* Aim of the task:
Drop the images; return everything else in the listing below exactly.

* Information provided:
--

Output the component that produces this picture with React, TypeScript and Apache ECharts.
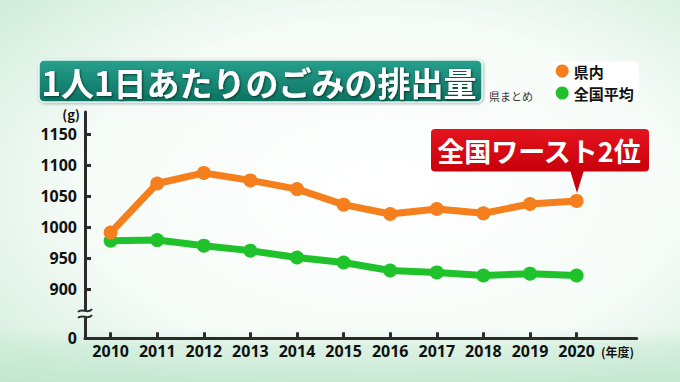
import { useEffect, useRef } from 'react';
import * as echarts from 'echarts';

const years = [2010, 2011, 2012, 2013, 2014, 2015, 2016, 2017, 2018, 2019, 2020];
const prefecture = [991, 1070, 1087, 1075, 1061, 1036, 1021, 1029, 1022, 1037, 1042];
const national = [978, 979, 970, 962, 951, 943, 930, 927, 922, 925, 922];
const yTicks = [900, 950, 1000, 1050, 1100, 1150];
const yBreakValue = 821; // bottom of the broken axis, labelled "0"
const yLabelValues = [yBreakValue, ...yTicks];

const titleText = '1人1日あたりのごみの排出量';
const sourceText = '県まとめ';
const calloutText = '全国ワースト2位';
const seriesNames = ['県内', '全国平均'];

const ORANGE = '#f57f1c';
const GREEN = '#1fc22a';
const AXIS = '#2b2b2b';
const FONT = '"Noto Sans CJK JP", "Noto Sans", sans-serif';

export default function App() {
  const ref = useRef<HTMLDivElement>(null);
  useEffect(() => {
    document.body.style.margin = '0';
    const chart = echarts.init(ref.current!, null, { renderer: 'svg' });
    const option: any = {
      animation: false,
      textStyle: { fontFamily: FONT },
      grid: { left: 85, right: 43.3, top: 112, bottom: 43.7, containLabel: false },
      legend: {
        data: seriesNames,
        orient: 'vertical',
        left: 551.7,
        top: 61.5,
        backgroundColor: '#ffffff',
        padding: [2, 5, 1, 4],
        itemGap: 7,
        itemWidth: 13,
        itemHeight: 13,
        icon: 'circle',
        textStyle: { fontSize: 15, fontWeight: 'bold', color: '#111', lineHeight: 15 },
      },
      xAxis: {
        type: 'value',
        min: 2009.45,
        max: 2021.29,
        splitLine: { show: false },
        axisLine: { show: true, lineStyle: { color: AXIS, width: 3 } },
        axisTick: { show: true, inside: true, length: 6, customValues: years, lineStyle: { color: AXIS, width: 3 } },
        axisLabel: {
          customValues: years,
          formatter: (v: number) => String(v),
          fontSize: 16,
          fontWeight: 'bold',
          color: '#111',
          margin: 5,
          fontFamily: '"Noto Sans", sans-serif',
        },
      },
      yAxis: {
        type: 'value',
        min: yBreakValue,
        max: 1185,
        splitLine: { show: false },
        axisLine: { show: true, lineStyle: { color: AXIS, width: 3 } },
        axisTick: { show: true, inside: true, length: 6, customValues: yTicks, lineStyle: { color: AXIS, width: 3 } },
        axisLabel: {
          customValues: yLabelValues,
          formatter: (v: number) => (v === yBreakValue ? '0' : String(v)),
          fontSize: 16,
          fontWeight: 'bold',
          color: '#111',
          margin: 8,
          fontFamily: '"Noto Sans", sans-serif',
        },
      },
      series: [
        {
          name: seriesNames[1],
          type: 'line',
          data: years.map((y, i) => [y, national[i]]),
          symbol: 'circle',
          symbolSize: 14,
          itemStyle: { color: GREEN },
          lineStyle: { color: GREEN, width: 7, cap: 'round', join: 'round' },
          z: 3,
        },
        {
          name: seriesNames[0],
          type: 'line',
          data: years.map((y, i) => [y, prefecture[i]]),
          symbol: 'circle',
          symbolSize: 14,
          itemStyle: { color: ORANGE },
          lineStyle: { color: ORANGE, width: 7, cap: 'round', join: 'round' },
          z: 4,
        },
      ],
      graphic: [
        {
          type: 'rect',
          z: -10,
          silent: true,
          shape: { x: 0, y: 0, width: 680, height: 382 },
          style: {
            fill: {
              type: 'radial', x: 0.56, y: 0.5, r: 1.0,
              colorStops: [
                { offset: 0, color: '#ffffff' },
                { offset: 0.45, color: '#f5fbf7' },
                { offset: 1, color: '#b2e0c2' },
              ],
            },
          },
        },
        {
          type: 'rect',
          z: -9,
          silent: true,
          shape: { x: 0, y: 330, width: 680, height: 52 },
          style: {
            fill: {
              type: 'linear', x: 0, y: 0, x2: 0, y2: 1,
              colorStops: [
                { offset: 0, color: 'rgba(200,234,212,0)' },
                { offset: 0.3, color: 'rgba(200,234,212,0.55)' },
                { offset: 1, color: 'rgba(190,230,204,0.8)' },
              ],
            },
          },
        },
        // title box
        {
          type: 'rect',
          z: 10,
          shape: { x: 39, y: 60, width: 443, height: 42, r: 5 },
          style: {
            fill: {
              type: 'linear', x: 0, y: 0, x2: 0, y2: 1,
              colorStops: [
                { offset: 0, color: '#27a08d' },
                { offset: 1, color: '#0c7262' },
              ],
            },
            stroke: '#e9f7f1',
            lineWidth: 1.5,
            shadowColor: 'rgba(0,60,40,0.35)',
            shadowBlur: 3,
            shadowOffsetX: 1,
            shadowOffsetY: 1,
          },
        },
        {
          type: 'text',
          z: 11,
          x: 259,
          y: 81.5,
          style: {
            text: titleText,
            fill: '#ffffff',
            fontSize: 33,
            fontWeight: 'bold',
            fontFamily: FONT,
            align: 'center',
            verticalAlign: 'middle',
            textShadowColor: 'rgba(0,40,30,0.8)',
            textShadowBlur: 2,
            textShadowOffsetX: 1,
            textShadowOffsetY: 1,
          },
        },
        {
          type: 'text',
          z: 11,
          x: 489,
          y: 96,
          style: {
            text: sourceText,
            fill: '#333',
            fontSize: 11,
            fontFamily: FONT,
            align: 'left',
            verticalAlign: 'middle',
          },
        },
        // unit labels
        {
          type: 'text',
          z: 11,
          x: 80,
          y: 114,
          style: { text: '(g)', fill: '#111', fontSize: 13, fontWeight: 'bold', fontFamily: FONT, align: 'right', verticalAlign: 'middle' },
        },
        {
          type: 'text',
          z: 11,
          x: 601,
          y: 351,
          style: { text: '(年度)', fill: '#111', fontSize: 12, fontWeight: 'bold', fontFamily: FONT, align: 'left', verticalAlign: 'middle' },
        },
        // axis break
        {
          type: 'rect',
          z: 20,
          shape: { x: 80, y: 310, width: 10, height: 8 },
          style: { fill: '#eaf6ee' },
        },
        {
          type: 'bezierCurve',
          z: 21,
          shape: { x1: 78, y1: 312, cpx1: 82, cpy1: 307, cpx2: 88, cpy2: 315, x2: 92, y2: 309 },
          style: { stroke: AXIS, lineWidth: 2, fill: 'none' },
        },
        {
          type: 'bezierCurve',
          z: 21,
          shape: { x1: 78, y1: 318, cpx1: 82, cpy1: 313, cpx2: 88, cpy2: 321, x2: 92, y2: 315 },
          style: { stroke: AXIS, lineWidth: 2, fill: 'none' },
        },
        // callout
        {
          type: 'rect',
          z: 12,
          shape: { x: 431, y: 129, width: 218, height: 42.5, r: 4 },
          style: {
            fill: {
              type: 'linear', x: 0, y: 0, x2: 0, y2: 1,
              colorStops: [
                { offset: 0, color: '#e4141c' },
                { offset: 1, color: '#c8000c' },
              ],
            },
          },
        },
        {
          type: 'polygon',
          z: 12,
          shape: { points: [[570, 170], [584, 170], [577, 193]] },
          style: { fill: '#c8000c' },
        },
        {
          type: 'text',
          z: 13,
          x: 539,
          y: 150.5,
          style: {
            text: calloutText,
            fill: '#ffffff',
            fontSize: 27,
            fontWeight: 'bold',
            fontFamily: FONT,
            align: 'center',
            verticalAlign: 'middle',
          },
        },
      ],
    };
    chart.setOption(option);
    return () => chart.dispose();
  }, []);
  return <div ref={ref} style={{ position: 'absolute', left: 0, top: 0, width: 680, height: 382 }} />;
}
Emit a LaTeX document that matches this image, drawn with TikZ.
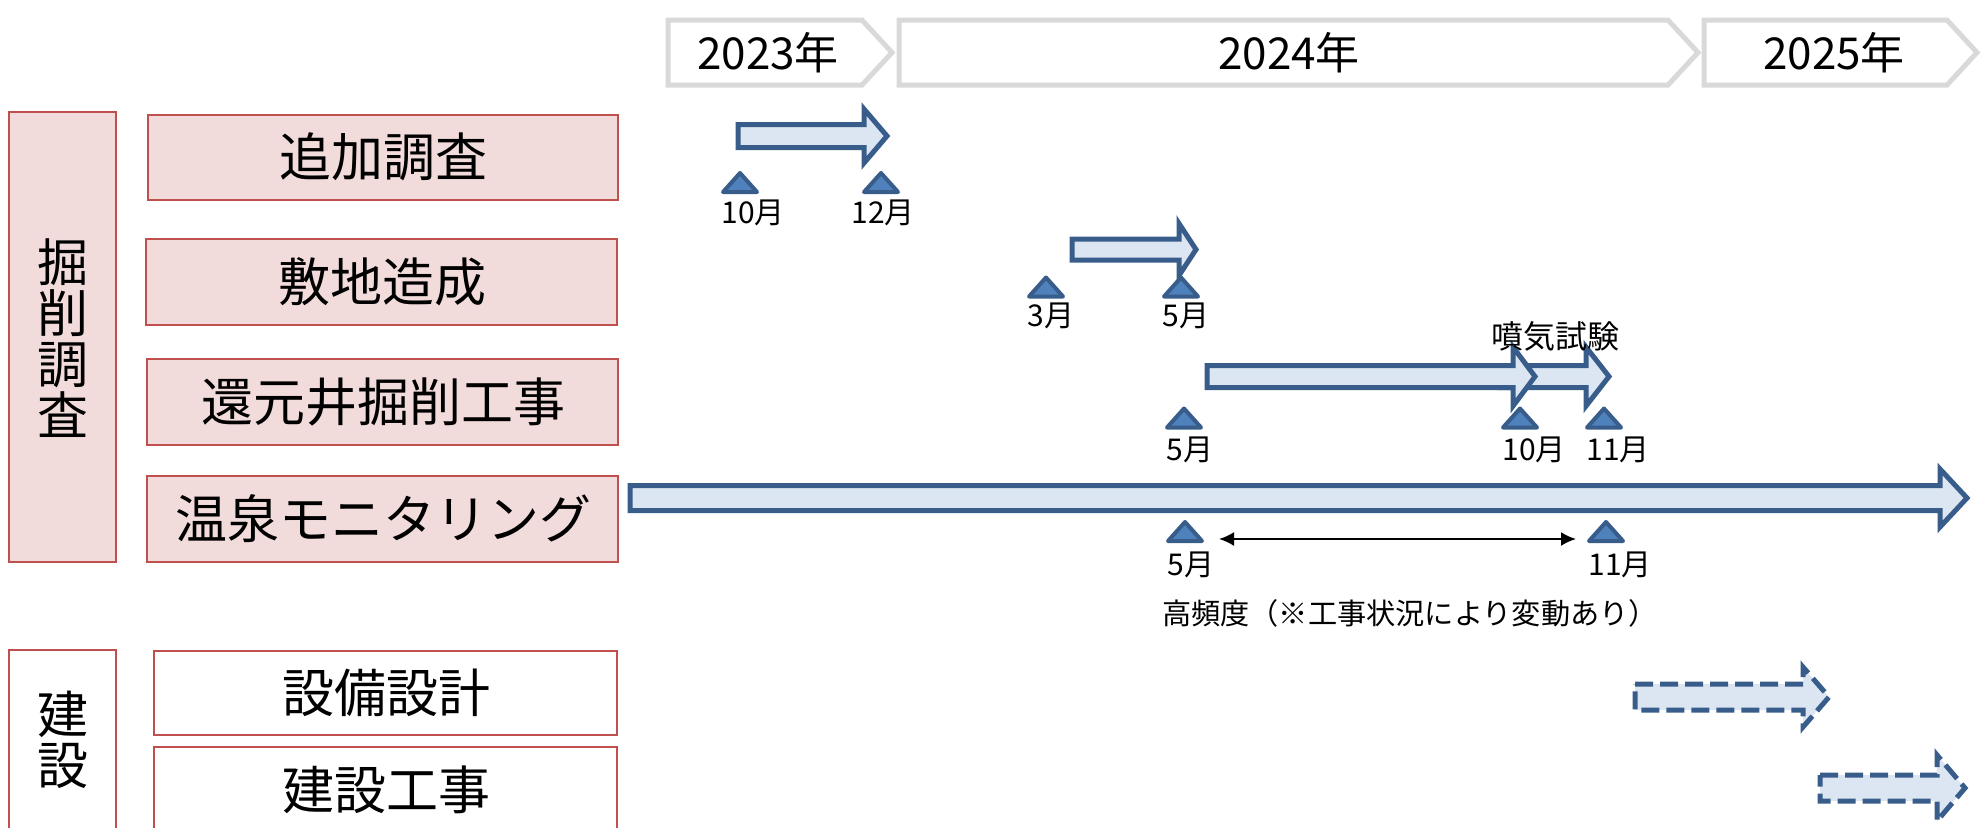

--

* Written solution:
Output the component that produces this picture with React, TypeScript and Apache ECharts.
import { useEffect, useRef } from 'react';
import * as echarts from 'echarts';

const years = [2010, 2011, 2012, 2013, 2014, 2015, 2016, 2017, 2018, 2019, 2020];
const prefecture = [991, 1070, 1087, 1075, 1061, 1036, 1021, 1029, 1022, 1037, 1042];
const national = [978, 979, 970, 962, 951, 943, 930, 927, 922, 925, 922];
const yTicks = [900, 950, 1000, 1050, 1100, 1150];
const yBreakValue = 821; // bottom of the broken axis, labelled "0"
const yLabelValues = [yBreakValue, ...yTicks];

const titleText = '1人1日あたりのごみの排出量';
const sourceText = '県まとめ';
const calloutText = '全国ワースト2位';
const seriesNames = ['県内', '全国平均'];

const ORANGE = '#f57f1c';
const GREEN = '#1fc22a';
const AXIS = '#2b2b2b';
const FONT = '"Noto Sans CJK JP", "Noto Sans", sans-serif';

export default function App() {
  const ref = useRef<HTMLDivElement>(null);
  useEffect(() => {
    document.body.style.margin = '0';
    const chart = echarts.init(ref.current!, null, { renderer: 'svg' });
    const option: any = {
      animation: false,
      textStyle: { fontFamily: FONT },
      grid: { left: 85, right: 43.3, top: 112, bottom: 43.7, containLabel: false },
      legend: {
        data: seriesNames,
        orient: 'vertical',
        left: 551.7,
        top: 61.5,
        backgroundColor: '#ffffff',
        padding: [2, 5, 1, 4],
        itemGap: 7,
        itemWidth: 13,
        itemHeight: 13,
        icon: 'circle',
        textStyle: { fontSize: 15, fontWeight: 'bold', color: '#111', lineHeight: 15 },
      },
      xAxis: {
        type: 'value',
        min: 2009.45,
        max: 2021.29,
        splitLine: { show: false },
        axisLine: { show: true, lineStyle: { color: AXIS, width: 3 } },
        axisTick: { show: true, inside: true, length: 6, customValues: years, lineStyle: { color: AXIS, width: 3 } },
        axisLabel: {
          customValues: years,
          formatter: (v: number) => String(v),
          fontSize: 16,
          fontWeight: 'bold',
          color: '#111',
          margin: 5,
          fontFamily: '"Noto Sans", sans-serif',
        },
      },
      yAxis: {
        type: 'value',
        min: yBreakValue,
        max: 1185,
        splitLine: { show: false },
        axisLine: { show: true, lineStyle: { color: AXIS, width: 3 } },
        axisTick: { show: true, inside: true, length: 6, customValues: yTicks, lineStyle: { color: AXIS, width: 3 } },
        axisLabel: {
          customValues: yLabelValues,
          formatter: (v: number) => (v === yBreakValue ? '0' : String(v)),
          fontSize: 16,
          fontWeight: 'bold',
          color: '#111',
          margin: 8,
          fontFamily: '"Noto Sans", sans-serif',
        },
      },
      series: [
        {
          name: seriesNames[1],
          type: 'line',
          data: years.map((y, i) => [y, national[i]]),
          symbol: 'circle',
          symbolSize: 14,
          itemStyle: { color: GREEN },
          lineStyle: { color: GREEN, width: 7, cap: 'round', join: 'round' },
          z: 3,
        },
        {
          name: seriesNames[0],
          type: 'line',
          data: years.map((y, i) => [y, prefecture[i]]),
          symbol: 'circle',
          symbolSize: 14,
          itemStyle: { color: ORANGE },
          lineStyle: { color: ORANGE, width: 7, cap: 'round', join: 'round' },
          z: 4,
        },
      ],
      graphic: [
        {
          type: 'rect',
          z: -10,
          silent: true,
          shape: { x: 0, y: 0, width: 680, height: 382 },
          style: {
            fill: {
              type: 'radial', x: 0.56, y: 0.5, r: 1.0,
              colorStops: [
                { offset: 0, color: '#ffffff' },
                { offset: 0.45, color: '#f5fbf7' },
                { offset: 1, color: '#b2e0c2' },
              ],
            },
          },
        },
        {
          type: 'rect',
          z: -9,
          silent: true,
          shape: { x: 0, y: 330, width: 680, height: 52 },
          style: {
            fill: {
              type: 'linear', x: 0, y: 0, x2: 0, y2: 1,
              colorStops: [
                { offset: 0, color: 'rgba(200,234,212,0)' },
                { offset: 0.3, color: 'rgba(200,234,212,0.55)' },
                { offset: 1, color: 'rgba(190,230,204,0.8)' },
              ],
            },
          },
        },
        // title box
        {
          type: 'rect',
          z: 10,
          shape: { x: 39, y: 60, width: 443, height: 42, r: 5 },
          style: {
            fill: {
              type: 'linear', x: 0, y: 0, x2: 0, y2: 1,
              colorStops: [
                { offset: 0, color: '#27a08d' },
                { offset: 1, color: '#0c7262' },
              ],
            },
            stroke: '#e9f7f1',
            lineWidth: 1.5,
            shadowColor: 'rgba(0,60,40,0.35)',
            shadowBlur: 3,
            shadowOffsetX: 1,
            shadowOffsetY: 1,
          },
        },
        {
          type: 'text',
          z: 11,
          x: 259,
          y: 81.5,
          style: {
            text: titleText,
            fill: '#ffffff',
            fontSize: 33,
            fontWeight: 'bold',
            fontFamily: FONT,
            align: 'center',
            verticalAlign: 'middle',
            textShadowColor: 'rgba(0,40,30,0.8)',
            textShadowBlur: 2,
            textShadowOffsetX: 1,
            textShadowOffsetY: 1,
          },
        },
        {
          type: 'text',
          z: 11,
          x: 489,
          y: 96,
          style: {
            text: sourceText,
            fill: '#333',
            fontSize: 11,
            fontFamily: FONT,
            align: 'left',
            verticalAlign: 'middle',
          },
        },
        // unit labels
        {
          type: 'text',
          z: 11,
          x: 80,
          y: 114,
          style: { text: '(g)', fill: '#111', fontSize: 13, fontWeight: 'bold', fontFamily: FONT, align: 'right', verticalAlign: 'middle' },
        },
        {
          type: 'text',
          z: 11,
          x: 601,
          y: 351,
          style: { text: '(年度)', fill: '#111', fontSize: 12, fontWeight: 'bold', fontFamily: FONT, align: 'left', verticalAlign: 'middle' },
        },
        // axis break
        {
          type: 'rect',
          z: 20,
          shape: { x: 80, y: 310, width: 10, height: 8 },
          style: { fill: '#eaf6ee' },
        },
        {
          type: 'bezierCurve',
          z: 21,
          shape: { x1: 78, y1: 312, cpx1: 82, cpy1: 307, cpx2: 88, cpy2: 315, x2: 92, y2: 309 },
          style: { stroke: AXIS, lineWidth: 2, fill: 'none' },
        },
        {
          type: 'bezierCurve',
          z: 21,
          shape: { x1: 78, y1: 318, cpx1: 82, cpy1: 313, cpx2: 88, cpy2: 321, x2: 92, y2: 315 },
          style: { stroke: AXIS, lineWidth: 2, fill: 'none' },
        },
        // callout
        {
          type: 'rect',
          z: 12,
          shape: { x: 431, y: 129, width: 218, height: 42.5, r: 4 },
          style: {
            fill: {
              type: 'linear', x: 0, y: 0, x2: 0, y2: 1,
              colorStops: [
                { offset: 0, color: '#e4141c' },
                { offset: 1, color: '#c8000c' },
              ],
            },
          },
        },
        {
          type: 'polygon',
          z: 12,
          shape: { points: [[570, 170], [584, 170], [577, 193]] },
          style: { fill: '#c8000c' },
        },
        {
          type: 'text',
          z: 13,
          x: 539,
          y: 150.5,
          style: {
            text: calloutText,
            fill: '#ffffff',
            fontSize: 27,
            fontWeight: 'bold',
            fontFamily: FONT,
            align: 'center',
            verticalAlign: 'middle',
          },
        },
      ],
    };
    chart.setOption(option);
    return () => chart.dispose();
  }, []);
  return <div ref={ref} style={{ position: 'absolute', left: 0, top: 0, width: 680, height: 382 }} />;
}
Emit a LaTeX document that matches this image, drawn with TikZ.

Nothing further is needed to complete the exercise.